Em 1110, Henrique Beauclerc (Henrique I da Inglaterra) sucedeu ao seu irmão Guilherme no trono inglês e, desejando ter o Arcebispo da Cantuária entre os que o apoiavam, o convidou a voltar. O novo soberano não tinha, porém, intenção alguma de renunciar ao domínio sobre a Igreja, motivo pelo qual, em 1103, Anselmo, inflexível na defesa dos seus direitos, teve que ir uma segunda vez a Roma, em exílio. Após longas tratactivas com o novo Papa Pascoal II, o soberano renunciou, enfim, à investidura dos feudos eclesiásticos, contentando-se apenas com a homenagem.
Em 1106, o Primaz pôde retornar à sua Sé e dedicar ao intenso trabalho pastoral os últimos anos de sua vida. Não podendo mais caminhar, se fazia transportar diariamente à igreja para assistir à Missa. No leito de morte, lamentou apenas não ter tido tempo de esclarecer o problema da origem da alma.

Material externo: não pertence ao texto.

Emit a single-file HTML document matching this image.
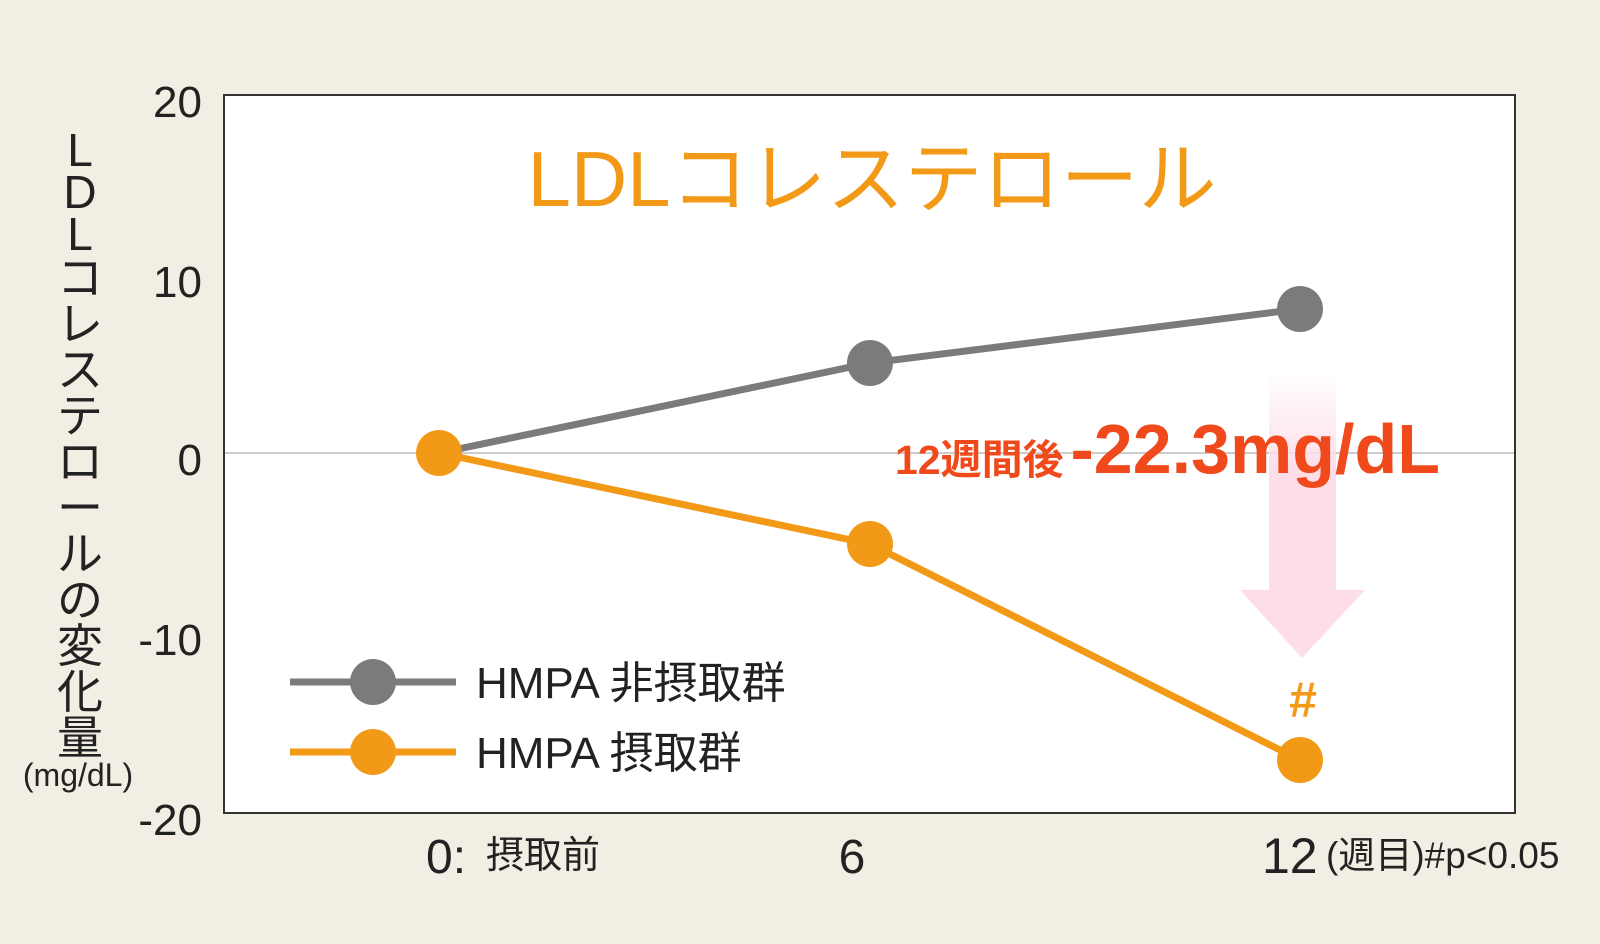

Santo Anselmo morreu no dia 21 de Abril de 1109, em Cantuária, e foi sepultado na célebre catedral. O Papa Alexandre III, em 1163, concedeu ao Arcebispo São Tomás Becket de proceder à "elevação" do corpo do seu predecessor, acto que à época correspondia, para todos os efeitos, a uma canonização.
Santo Anselmo de Aosta foi, enfim, declarado Doutor da Igreja por Clemente XI, a 8 de Fevereiro de 1720. O Martyrologium Romanum e o Calendário litúrgico da Igreja Universal comemoram o Santo no aniversário de seu nascimento ao Céu.